═════ EXERCISE MATERIAL
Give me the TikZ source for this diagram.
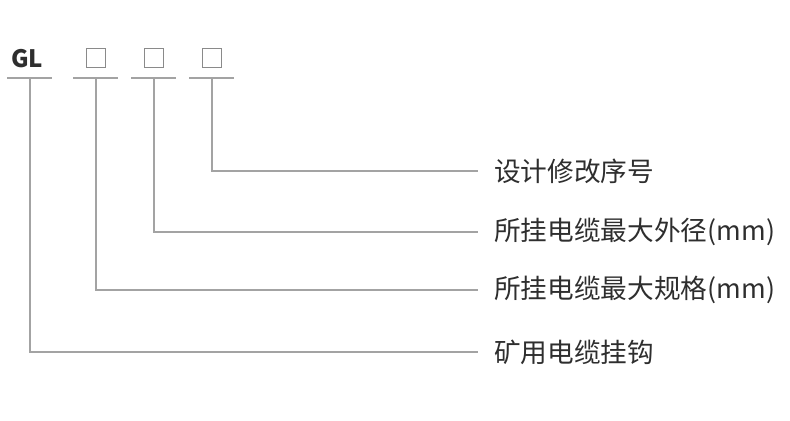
\documentclass[tikz,border=0pt]{standalone}
\usepackage{fontspec}
\newfontfamily\cjk{Noto Sans CJK SC}
\usetikzlibrary{positioning}
\definecolor{ink}{HTML}{2E2E2E}
\definecolor{rule}{HTML}{A3A3A3}
\definecolor{boxgray}{HTML}{8A8A8A}

\begin{document}
\begin{tikzpicture}[x=0.75pt, y=-0.75pt,
  lead/.style={draw=rule, line width=1.1pt},
  slot/.style={draw=boxgray, line width=1pt, minimum size=14.5pt, inner sep=0pt},
  tag/.style={anchor=west, inner sep=0pt, text=ink, font=\cjk\fontsize{20}{23}\selectfont}]
  \useasboundingbox (0,0) rectangle (790,421);
  \node[text=ink, font=\cjk\bfseries\fontsize{18}{20}\selectfont] (gl) at (27,59) {GL};
  \foreach \i/\x in {1/96, 2/154, 3/212}
    \node[slot] (b\i) at (\x,58) {};
  % underlines
  \coordinate (base) at (0,78);
  \foreach \a/\b in {7/52, 73/118, 131/176, 189/234}
    \draw[lead] (\a,78) -- (\b,78);
  \coordinate (u0) at (30,78);
  \coordinate (u1) at (b1 |- base);
  \coordinate (u2) at (b2 |- base);
  \coordinate (u3) at (b3 |- base);
  % labels
  \coordinate (e3) at (478,171);
  \coordinate (e2) at (478,232);
  \coordinate (e1) at (478,290);
  \coordinate (e0) at (478,352);
  \node[tag, right=12pt of e3] (l3) {设计修改序号};
  \node[tag, right=12pt of e2] (l2) {所挂电缆最大外径(mm)};
  \node[tag, right=12pt of e1] (l1) {所挂电缆最大规格(mm)};
  \node[tag, right=12pt of e0] (l0) {矿用电缆挂钩};
  \foreach \i in {0,...,3}
    \draw[lead] (u\i) |- (e\i);
\end{tikzpicture}
\end{document}
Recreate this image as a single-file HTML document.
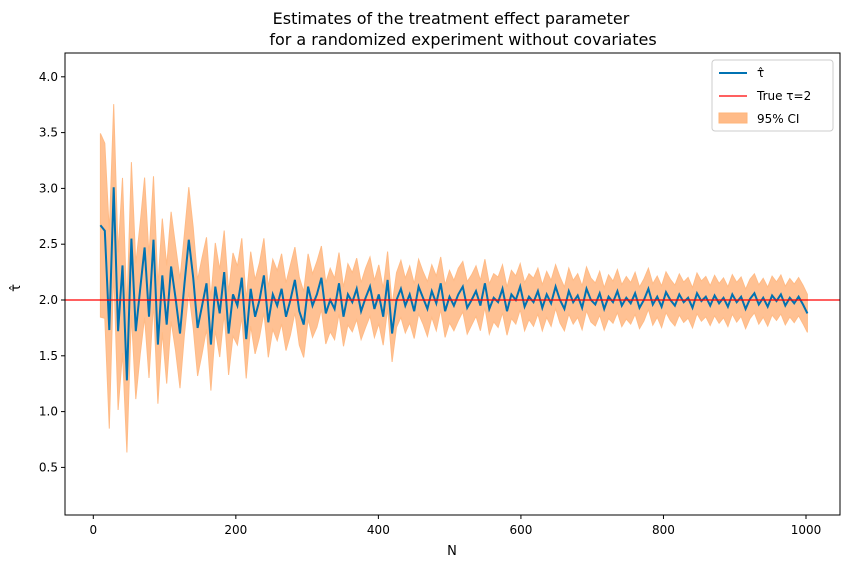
<!DOCTYPE html>
<html><head><meta charset="utf-8"><style>
body{margin:0;background:#fff;font-family:"Liberation Sans","DejaVu Sans",sans-serif;}
svg text{font-family:"DejaVu Sans","Liberation Sans",sans-serif;}
</style></head><body>
<svg id="chart" width="849" height="568" xmlns="http://www.w3.org/2000/svg">
<text x="451" y="24" text-anchor="middle" font-size="16">Estimates of the treatment effect parameter</text>
<text x="463" y="45" text-anchor="middle" font-size="16">for a randomized experiment without covariates</text>
<g id="plot"></g>
<text x="452" y="555" text-anchor="middle" font-size="13">N</text>
<text x="20" y="288" text-anchor="middle" font-size="13" transform="rotate(-90 20 288)">τ̂</text>
</svg>
<script>
const nStart = 10, nStep = 6.2;
const tauValues = [2.67,2.62,1.73,3.01,1.72,2.31,1.28,2.55,1.72,2.10,2.47,1.85,2.54,1.60,2.22,1.78,2.30,2.02,1.70,2.14,2.54,
2.20,1.75,1.95,2.15,1.60,2.12,1.88,2.25,1.70,2.05,1.95,2.20,1.65,2.10,1.85,2.00,2.22,1.80,2.05,1.95,
2.10,1.85,2.00,2.18,1.90,1.78,2.12,1.95,2.05,2.20,1.88,2.00,1.92,2.15,1.85,2.05,1.98,2.10,1.90,2.02,
2.12,1.92,2.05,1.85,2.18,1.70,2.00,2.10,1.95,2.05,1.90,2.12,2.02,1.92,2.08,1.97,2.15,1.90,2.03,1.95,
2.05,2.12,1.93,2.00,2.08,1.95,2.15,1.92,2.02,1.98,2.10,1.90,2.05,2.00,2.12,1.94,2.03,1.98,2.08,1.93,
2.05,1.97,2.12,2.00,1.92,2.08,1.98,2.04,1.93,2.10,2.00,1.96,2.06,1.92,2.03,1.98,2.08,1.95,2.02,1.97,
2.06,1.93,2.00,2.10,1.96,2.03,1.94,2.07,2.00,1.95,2.05,1.98,2.02,1.93,2.06,1.99,2.03,1.95,2.04,1.97,
2.02,1.94,2.05,1.98,2.03,1.92,2.01,2.06,1.96,2.02,1.94,2.04,1.99,2.05,1.95,2.02,1.97,2.03,1.96,1.88];
const seValues = [0.42,0.40,0.45,0.38,0.36,0.40,0.33,0.35,0.31,0.30,0.32,0.28,0.29,0.27,0.26,0.27,0.25,0.24,0.25,0.23,0.24,
0.23,0.22,0.22,0.21,0.21,0.20,0.20,0.19,0.19,0.19,0.18,0.18,0.18,0.17,0.17,0.17,0.17,0.16,0.16,0.16,
0.16,0.155,0.16,0.15,0.155,0.15,0.15,0.145,0.15,0.145,0.14,0.145,0.14,0.14,0.135,0.14,0.135,0.14,0.13,0.135,
0.135,0.13,0.135,0.13,0.13,0.13,0.125,0.13,0.125,0.13,0.125,0.125,0.12,0.125,0.12,0.125,0.12,0.12,0.12,0.115,
0.12,0.115,0.12,0.115,0.115,0.115,0.11,0.115,0.11,0.115,0.11,0.11,0.11,0.11,0.105,0.11,0.105,0.11,0.105,0.105,
0.105,0.105,0.1,0.105,0.1,0.105,0.1,0.1,0.1,0.1,0.1,0.098,0.1,0.097,0.1,0.096,0.098,0.096,0.097,0.095,
0.096,0.095,0.096,0.094,0.095,0.094,0.095,0.093,0.094,0.093,0.094,0.092,0.093,0.092,0.093,0.092,0.092,0.091,0.092,0.091,
0.091,0.091,0.09,0.091,0.09,0.09,0.09,0.089,0.09,0.089,0.089,0.089,0.088,0.089,0.088,0.088,0.088,0.087,0.088,0.087];
const xTicks = [0,200,400,600,800,1000];
const yTicks = [0.5,1.0,1.5,2.0,2.5,3.0,3.5,4.0];
const trueTau = 2;

const L=65,R=840,T=53,B=515;
const xs=v=>93.3+(v)*(806-93.3)/1000;
const ys=v=>300-(v-2)*111.6;
const NS='http://www.w3.org/2000/svg';
const g=document.getElementById('plot');
function mk(tag,attrs){const e=document.createElementNS(NS,tag);for(const k in attrs)e.setAttribute(k,attrs[k]);g.appendChild(e);return e;}
const ns=tauValues.map((_,i)=>nStart+nStep*i);
let up=[],lo=[];
tauValues.forEach((t,i)=>{up.push(xs(ns[i]).toFixed(1)+','+ys(t+1.96*seValues[i]).toFixed(1));lo.unshift(xs(ns[i]).toFixed(1)+','+ys(t-1.96*seValues[i]).toFixed(1));});
const band=mk('polygon',{points:up.concat(lo).join(' '),fill:'#ffbb88',stroke:'#ffb47a','stroke-width':1,opacity:0.9});


const line=mk('polyline',{points:tauValues.map((t,i)=>xs(ns[i]).toFixed(1)+','+ys(t).toFixed(1)).join(' '),fill:'none',stroke:'#0072b2','stroke-width':2});


const tl=mk('line',{x1:L,x2:R,y1:ys(trueTau),y2:ys(trueTau),stroke:'#ff0000','stroke-width':1.3});


const fr=mk('rect',{x:L,y:T,width:R-L,height:B-T,fill:'none',stroke:'#000','stroke-width':1});


xTicks.forEach(v=>{
  mk('line',{x1:xs(v),x2:xs(v),y1:B,y2:B+4,stroke:'#000'});
  const t=mk('text',{x:xs(v),y:B+19,'text-anchor':'middle','font-size':12});t.textContent=v;
  
  
});
yTicks.forEach(v=>{
  mk('line',{x1:L-4,x2:L,y1:ys(v),y2:ys(v),stroke:'#000'});
  const t=mk('text',{x:L-7,y:ys(v)+4,'text-anchor':'end','font-size':12});t.textContent=v.toFixed(1);
  
  
});
const lg=mk('rect',{x:712,y:60,width:121,height:71,fill:'#fff',stroke:'#ccc',rx:3});


mk('line',{x1:719,x2:747,y1:73,y2:73,stroke:'#0072b2','stroke-width':2});
let t1=mk('text',{x:757,y:77,'font-size':12});t1.textContent='τ̂';


mk('line',{x1:719,x2:747,y1:96,y2:96,stroke:'#ff0000','stroke-width':1.3});
let t2=mk('text',{x:757,y:100,'font-size':12});t2.textContent='True τ=2';


mk('rect',{x:719,y:113,width:28,height:10,fill:'#ffbb88',stroke:'#ffb47a'});
let t3=mk('text',{x:757,y:123,'font-size':12});t3.textContent='95% CI';


</script>
</body></html>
══════════
#### [YOUR INSTRUCTIONS]
Track down every line holding the string "this" and copy it.

#### [SOLUTION TO THE PROBLEM]
Give me the TikZ source for this diagram.
Recreate this image as a single-file HTML document.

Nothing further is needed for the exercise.